The further irony is that the carbon tax started life as a conservative idea – developed by economists, designed to leverage the free market and leave decisions in the hands of individuals rather than central-planning bureaucrats. It first came to Canada a decade ago, under the right-leaning Liberal government of British Columbia. It was all kind of boring.

Bonus irony: The arrival of a 4.4 cents a litre gasoline tax, meaning an extra two bucks or so on the average fill-up, is not a national crisis. And it’s hardly the top issue facing the Kenney government in Alberta, or Premier Doug Ford in Ontario.

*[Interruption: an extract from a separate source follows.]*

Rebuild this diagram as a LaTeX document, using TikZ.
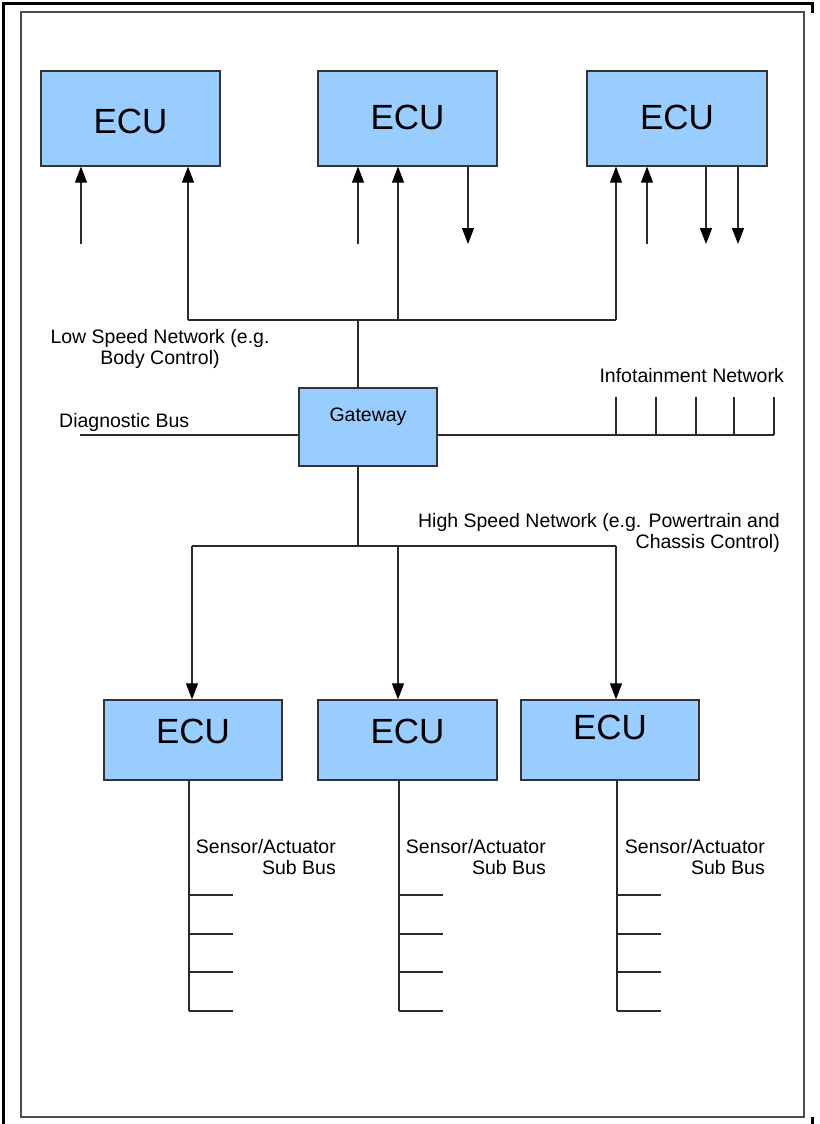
\documentclass[tikz,border=0pt]{standalone}
\usepackage{fontspec}
\setmainfont{Liberation Sans}
\usetikzlibrary{arrows.meta}
\definecolor{boxblue}{HTML}{99CCFF}
\definecolor{boxedge}{HTML}{333333}
\definecolor{wire}{HTML}{2A2A2A}

\begin{document}
\begin{tikzpicture}[x=1pt,y=-1pt,
  ecubox/.style={draw=boxedge, line width=1.2pt, fill=boxblue, inner sep=0pt,
    minimum width=179pt, minimum height=95pt,
    font=\fontsize{35}{40}\selectfont, text height=25pt, text depth=0pt},
  lowecu/.style={ecubox, minimum height=80pt},
  gwbox/.style={draw=boxedge, line width=1.2pt, fill=boxblue, inner sep=0pt,
    minimum width=138pt, minimum height=78pt,
    font=\fontsize{19.5}{21}\selectfont, text height=14pt, text depth=25pt},
  lbl/.style={inner sep=0pt, font=\fontsize{19.5}{21}\selectfont, text=black},
  wireline/.style={draw=wire, line width=1.1pt},
  arr/.style={wireline, -{Triangle[length=16pt,width=12pt,fill=black,color=black]}},
]
\useasboundingbox (0,0) rectangle (819,1124);

% page frame
\draw[line width=3pt, line cap=rect] (3,1124) -- (3,4) -- (812,4) -- (812,12);
\draw[line width=3pt] (812,1117) -- (812,1124);
\draw[black!70, line width=1.6pt] (21,12) rectangle (804,1117);

% top row of control units
\node[ecubox, text height=29pt] (ecuA) at (130.5,118.5) {ECU};
\node[ecubox, text depth=3pt] (ecuB) at (407.5,118.5) {ECU};
\node[ecubox, minimum width=180pt, text depth=3pt] (ecuC) at (677,118.5) {ECU};

% gateway
\node[gwbox] (gw) at (368,427) {Gateway};

% bottom row of control units
\node[lowecu, minimum width=178pt, text depth=18pt] (ecuD) at (193,740) {ECU};
\node[lowecu, text depth=18pt] (ecuE) at (407.5,740) {ECU};
\node[lowecu, minimum width=178pt, text depth=26pt] (ecuF) at (610,740) {ECU};

% free wire ends of the top units
\coordinate (inA) at (81,244);
\coordinate (inB) at (358,244);
\coordinate (outB) at (468,244);
\coordinate (inC) at (647,244);
\coordinate (outC1) at (706,244);
\coordinate (outC2) at (738,244);

\draw[arr] (inA) -- (inA |- ecuA.south);
\draw[arr] (inB) -- (inB |- ecuB.south);
\draw[arr] (outB |- ecuB.south) -- (outB);
\draw[arr] (inC) -- (inC |- ecuC.south);
\draw[arr] (outC1 |- ecuC.south) -- (outC1);
\draw[arr] (outC2 |- ecuC.south) -- (outC2);

% low speed network
\coordinate (ls1) at (188,320);
\coordinate (ls2) at (398,320);
\coordinate (ls3) at (616,320);
\coordinate (lsj) at (358,320);
\draw[wireline] (ls1) -- (ls3);
\draw[arr] (ls1) -- (ls1 |- ecuA.south);
\draw[arr] (ls2) -- (ls2 |- ecuB.south);
\draw[arr] (ls3) -- (ls3 |- ecuC.south);
\draw[wireline] (lsj) -- (lsj |- gw.north);

% diagnostic bus
\coordinate (diag) at (80,435);
\draw[wireline] (diag) -- (diag -| gw.west);

% infotainment network
\coordinate (info) at (774,435);
\draw[wireline] (gw.east |- info) -- (info);
\foreach \x [count=\i] in {616,656,696,734,774}{
  \coordinate (it\i) at (\x,397);
  \draw[wireline] (it\i) -- (it\i |- info);
}

% high speed network
\coordinate (hsj) at (358,546);
\coordinate (hs1) at (192,546);
\coordinate (hs2) at (398,546);
\coordinate (hs3) at (616,546);
\draw[wireline] (hsj |- gw.south) -- (hsj);
\draw[wireline] (hs1) -- (hs3);
\draw[arr] (hs1) -- (hs1 |- ecuD.north);
\draw[arr] (hs2) -- (hs2 |- ecuE.north);
\draw[arr] (hs3) -- (hs3 |- ecuF.north);

% sensor / actuator sub buses
\foreach \u/\x in {ecuD/189, ecuE/399, ecuF/617}{
  \coordinate (\u-end) at (\x,1011);
  \draw[wireline] (\u.south -| \u-end) -- (\u-end);
  \foreach \y in {895,934,972,1011}{
    \coordinate (\u-tap) at (\x+44,\y);
    \draw[wireline] (\x,\y) -- (\u-tap);
  }
}

% labels
\node[lbl, align=center, anchor=north] (lslbl) at (160,329)
  {Low Speed Network (e.g.\\Body Control)};
\node[lbl, anchor=base west] (diaglbl) at (59,427) {Diagnostic Bus};
\node[lbl, anchor=base east] (infolbl) at (784,382) {Infotainment Network};
\node[lbl, align=right, anchor=north east] (hslbl) at (780,513)
  {High Speed Network (e.g. Powertrain and\\Chassis Control)};
\node[lbl, align=right, anchor=north east] (sbD) at (336,839) {Sensor/Actuator\\Sub Bus};
\node[lbl, align=right, anchor=north east] (sbE) at (546,839) {Sensor/Actuator\\Sub Bus};
\node[lbl, align=right, anchor=north east] (sbF) at (765,839) {Sensor/Actuator\\Sub Bus};
\end{tikzpicture}
\end{document}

In the case of Mr. Ford, he inherited Canada’s lowest-spending and lowest-revenue province, and he’s pushing both spending and taxes lower. Voters will feel this. He’s squeezing the education system; it’s unclear how that will play out, but it may upset parents. He’s promising to redesign the health care bureaucracy, with uncertain consequences. And using a plan sketched out on the back of an envelope, he’s seizing control of the capital-spending side of Toronto’s transit system – the politically rewarding ribbon cutting – while leaving the city with less money to actually operate transit.

All of those moves carry risks.

Which is why, for conservative governments and parties, making the carbon tax their No. 1 issue is their No. 1 misdirection strategy. It’s supercharged, high-octane political fuel.